E. D.R. : Oui, parce que nous avons cru qu’il suffisait de se réclamer de la démocratie pour que tout aille bien. Or, ce n’est pas le cas. Au fil du temps, on a oublié que la démocratie est un acquis difficile à obtenir et qui reste fragile. Lorsqu’on s’intéresse aux profils des gens qui votent pour l’extrême-droite, ce ne sont pas nécessairement des fascistes ou des gens issus de ce moule idéologique. Mais ils sont mécontents, amers. Tantôt à cause de leur propre pouvoir d’achat, tantôt en raison de craintes justifiées ou non à propos de l’immigration. Il y a aussi un aspect que l’on ne peut pas ignorer : l’influence dramatique des réseaux sociaux sur l’esprit de nos concitoyens. Lorsque l’on examine leur impact, tout ce qui est positif est pris en compte, point. Quant à tout ce qui relève des complots, scandales, mensonges et autres fake news, cela a un impact incroyable. Il me semble que toute la génération des 12 à 30 ans ne prend plus le temps de la réflexion. Et pourtant, l’espace européen reste malgré tout la région où il fait le mieux vivre, car c’est là où la démocratie est la plus effective. Mais c’est aussi là où les libertés sont les mieux garanties, que la démocratie est en danger.
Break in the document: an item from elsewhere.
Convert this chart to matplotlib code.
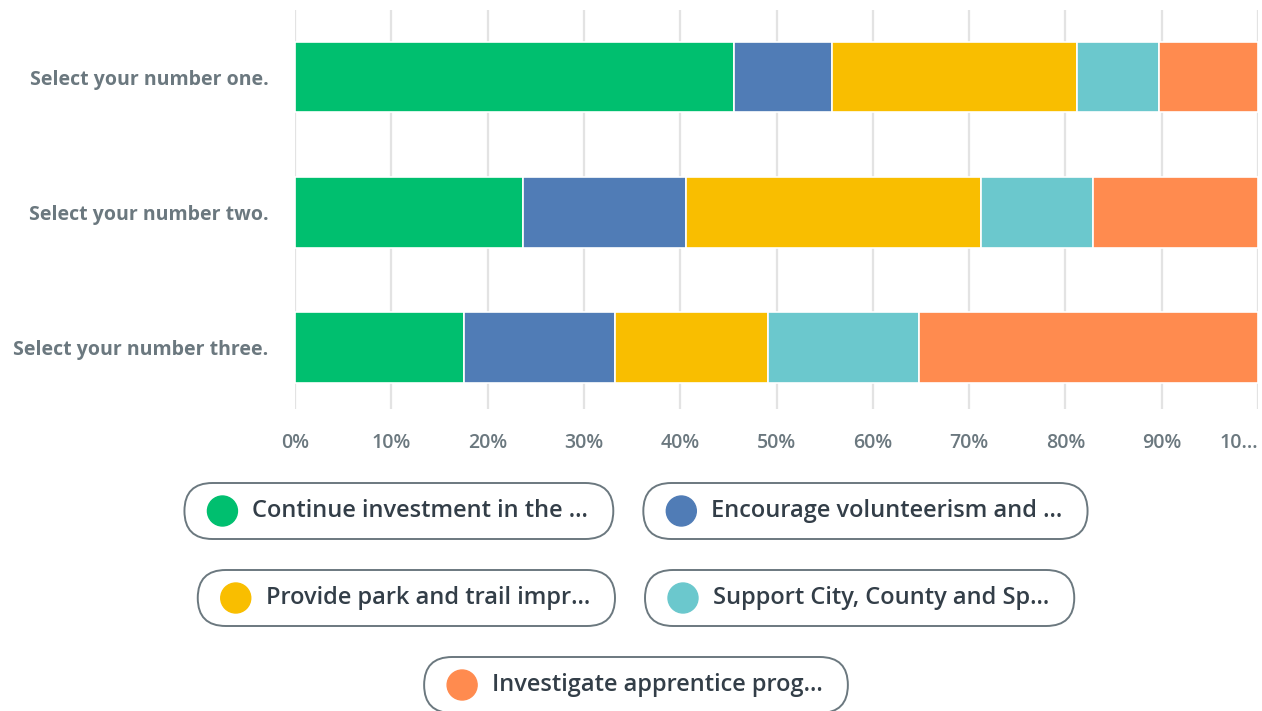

Ces raisons-là me paraissent importantes et doivent nous inciter à réagir. Si Churchill disait que la démocratie est le moins mauvais des régimes, son maintien reste néanmoins un combat, comme on peut le constater plus que jamais. Convient-il, par exemple, de bannir certaines expressions de ces « nouvelles libertés » ? Peut-être. On pourrait notamment envisager d’empêcher les élèves d’utiliser leur téléphone portable à l’école ; ce pourrait être un premier pas intéressant.